Sweden is drawing the line at looser capital requirements for banks that lend to smaller companies, saying it won’t sacrifice the stability of its financial system to stimulate growth.

“We have a strong focus on making conditions better for small and medium-sized enterprises,” Per Bolund, Sweden’s minister for financial markets, said by phone Monday. “We don’t think lower capital requirements is the best option.”

Lackluster economic growth in Europe is prompting politicians to review the bevy of regulations imposed on banks since the financial crisis, with the European Commission weighing possible changes. Last week, banking groups urged EU regulators to extend looser capital requirements for loans to small businesses beyond 2016.

The home of Nordea Bank, a globally significant lender, Sweden is warning such measures undermine credit standards and threaten long-term financial stability, not only in the Nordic country but in the EU as a whole.

Sweden’s banking sector has combined assets at home and abroad worth more than four times the country’s gross domestic product. That’s largely why it has imposed among Europe’s toughest rules, with total capital requirements as high as 25 percent of risk-weighted assets.

In fact, its regulator is seeking to tighten oversight further by closing a loophole that has allowed lenders to understate the risk on their corporate loan books by funding long-term commitments with short-term financing. 

Better Ways

“The main focus from Sweden isn’t working with capital requirements as it’s more working with other conditions that make it easier for small and medium-sized businesses to get access to capital,” Bolund said.

That includes simplifying the process for listing by easing prospectus requirements and providing potential investors with more uniform information so they’re better able to assess risks. Those actions would already go a long way to increasing investors’ confidence, Bolund said.

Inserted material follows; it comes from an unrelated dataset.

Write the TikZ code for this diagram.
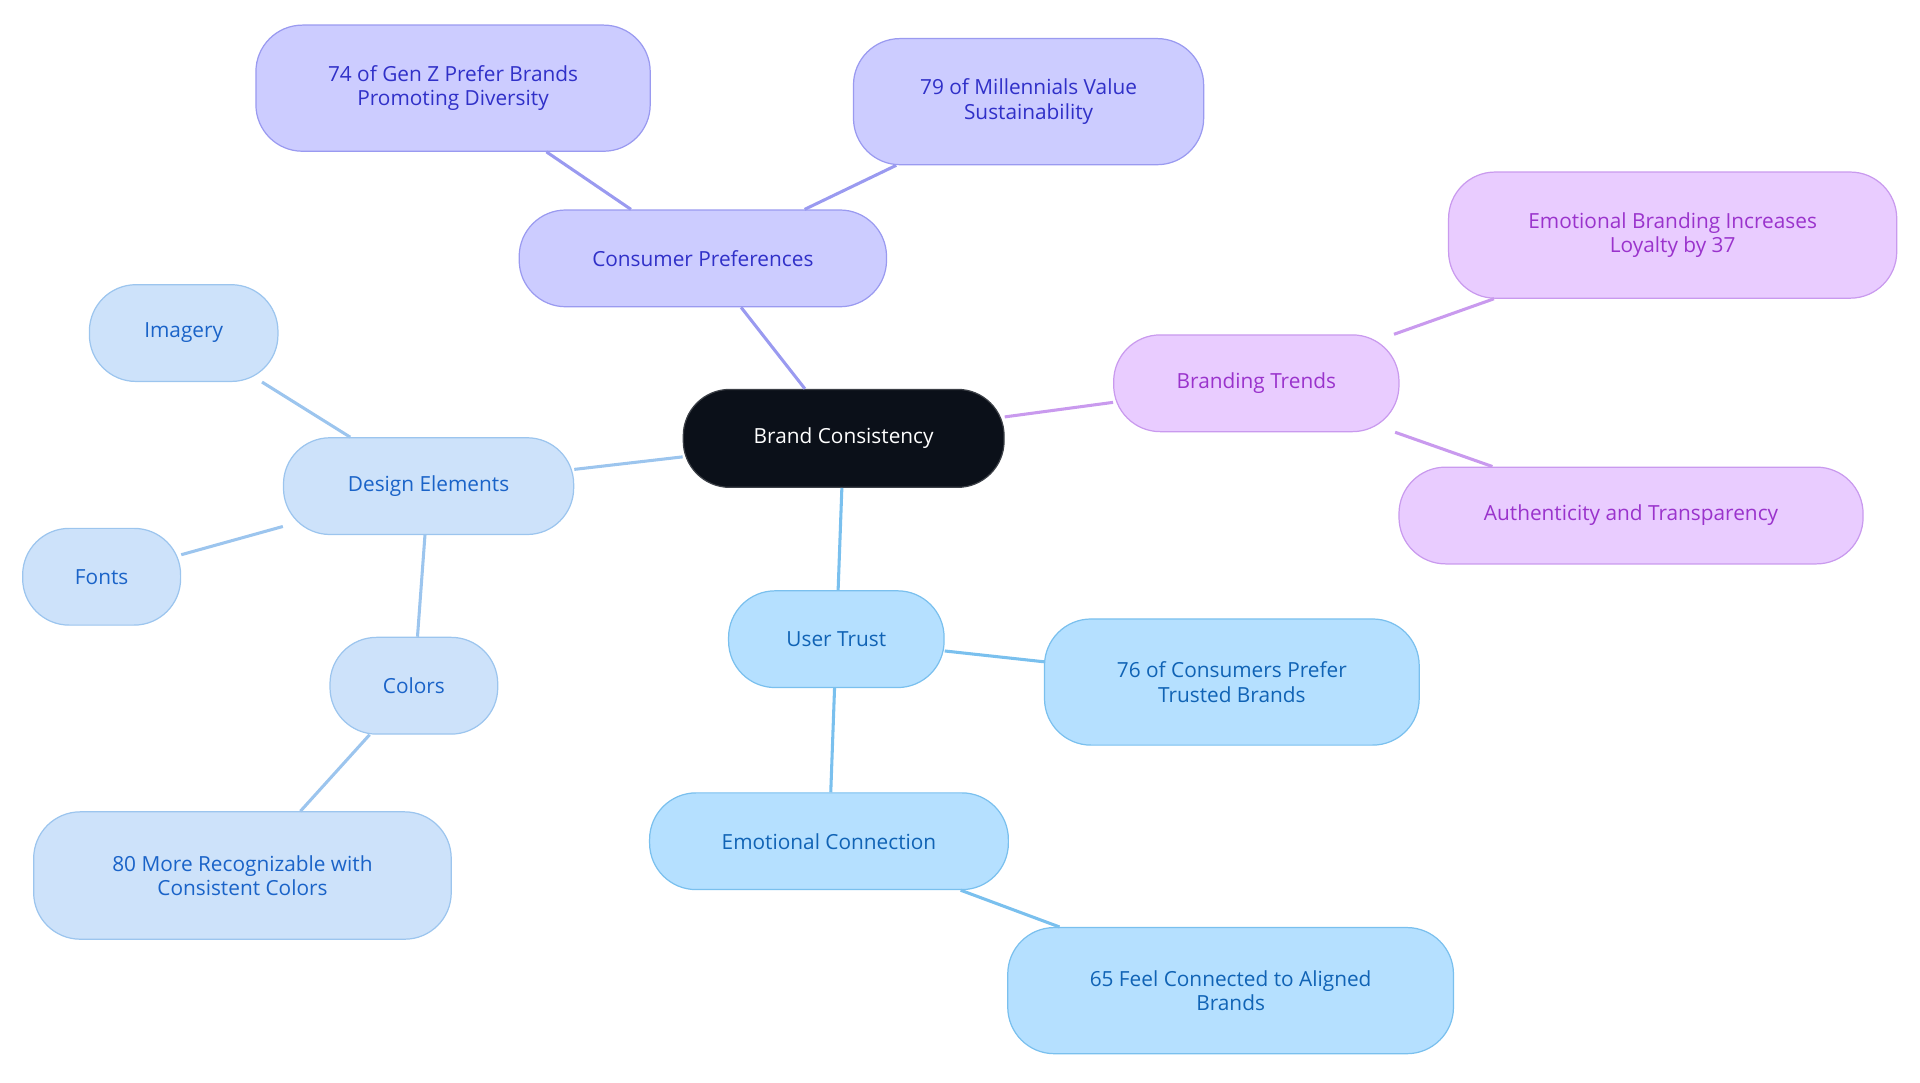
\documentclass[tikz,border=0pt]{standalone}
\usepackage{fontspec}
\setmainfont{Open Sans}
\definecolor{dk}{HTML}{0B1019}
\definecolor{pF}{HTML}{CCCCFF}\definecolor{pD}{HTML}{9A9AF0}\definecolor{pT}{HTML}{3030C8}
\definecolor{mF}{HTML}{E9CCFF}\definecolor{mD}{HTML}{C99AEE}\definecolor{mT}{HTML}{9A33CC}
\definecolor{bF}{HTML}{CDE2FA}\definecolor{bD}{HTML}{9CC5EE}\definecolor{bT}{HTML}{1A63C8}
\definecolor{cF}{HTML}{B5E0FF}\definecolor{cD}{HTML}{7AC0EE}\definecolor{cT}{HTML}{1063B5}
\tikzset{
 bx/.style={rounded corners=38pt,draw,line width=1pt,align=center,font=\fontsize{17}{20}\selectfont,inner sep=0pt},
 P/.style={bx,fill=pF,draw=pD,text=pT},
 M/.style={bx,fill=mF,draw=mD,text=mT},
 B/.style={bx,fill=bF,draw=bD,text=bT},
 C/.style={bx,fill=cF,draw=cD,text=cT},
 e/.style={line width=2.5pt}
}
\begin{document}
\begin{tikzpicture}[x=1pt,y=-1pt]
\useasboundingbox (0,0) rectangle (1568,884);
\node[bx,fill=dk,draw=dk!80!white,text=white,minimum width=262pt,minimum height=80pt] (root) at (689,358) {Brand Consistency};
\node[P,minimum width=300pt,minimum height=79pt] (cp) at (574,211) {Consumer Preferences};
\node[P,minimum width=322pt,minimum height=103pt] (gz) at (370,72) {74 of Gen Z Prefer Brands\\Promoting Diversity};
\node[P,minimum width=286pt,minimum height=103pt] (mil) at (840,83) {79 of Millennials Value\\Sustainability};
\node[M,minimum width=233pt,minimum height=79pt] (bt) at (1026,313) {Branding Trends};
\node[M,minimum width=366pt,minimum height=103pt] (eb) at (1366,192) {Emotional Branding Increases\\Loyalty by 37};
\node[M,minimum width=379pt,minimum height=79pt] (au) at (1332,421) {Authenticity and Transparency};
\node[B,minimum width=237pt,minimum height=79pt] (de) at (350,397) {Design Elements};
\node[B,minimum width=154pt,minimum height=79pt] (im) at (150,272) {Imagery};
\node[B,minimum width=129pt,minimum height=79pt] (fo) at (83,471) {Fonts};
\node[B,minimum width=137pt,minimum height=79pt] (co) at (338,560) {Colors};
\node[B,minimum width=341pt,minimum height=104pt] (rc) at (198,715) {80 More Recognizable with\\Consistent Colors};
\node[C,minimum width=176pt,minimum height=79pt] (ut) at (683,522) {User Trust};
\node[C,minimum width=306pt,minimum height=103pt] (tb) at (1006,557) {76 of Consumers Prefer\\Trusted Brands};
\node[C,minimum width=293pt,minimum height=79pt] (ec) at (677,687) {Emotional Connection};
\node[C,minimum width=364pt,minimum height=103pt] (fc) at (1005,809) {65 Feel Connected to Aligned\\Brands};
\begin{scope}[on background layer/.try]
\end{scope}
\begin{pgfinterruptboundingbox}\end{pgfinterruptboundingbox}
\draw[e,pD] (root) -- (cp); \draw[e,pD] (cp) -- (gz); \draw[e,pD] (cp) -- (mil);
\draw[e,mD] (root) -- (bt); \draw[e,mD] (bt) -- (eb); \draw[e,mD] (bt) -- (au);
\draw[e,bD] (root) -- (de); \draw[e,bD] (de) -- (im); \draw[e,bD] (de) -- (fo); \draw[e,bD] (de) -- (co); \draw[e,bD] (co) -- (rc);
\draw[e,cD] (root) -- (ut); \draw[e,cD] (ut) -- (tb); \draw[e,cD] (ut) -- (ec); \draw[e,cD] (ec) -- (fc);
\end{tikzpicture}
\end{document}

It’s not the first time Nordic countries have opposed calls for lower buffers to spur growth.

Denmark’s central bank has repeatedly warned banks against lowering the capital they hold against possible losses from smaller businesses, saying history has shown they increase during times of stress. Norway’s Finance Ministry last year decided that the so-called SME discount wouldn’t be included in Norwegian regulations.

Ironically, Sweden’s tougher capital requirements have made it cheaper for the country’s lenders to issue debt. Its banks are among the best performing in Europe.

The trend is likely to continue, according to Deutsche Bank. In an Oct. 6 note, analyst Omar Keenan said that while lenders may face higher capital requirements next year,  he’s still “bullish” as the economy picks up.

Sweden intends to have SMEs in focus "when we regulate the financial markets as a whole,” Bolund said. "Financial stability has to be the main focus.”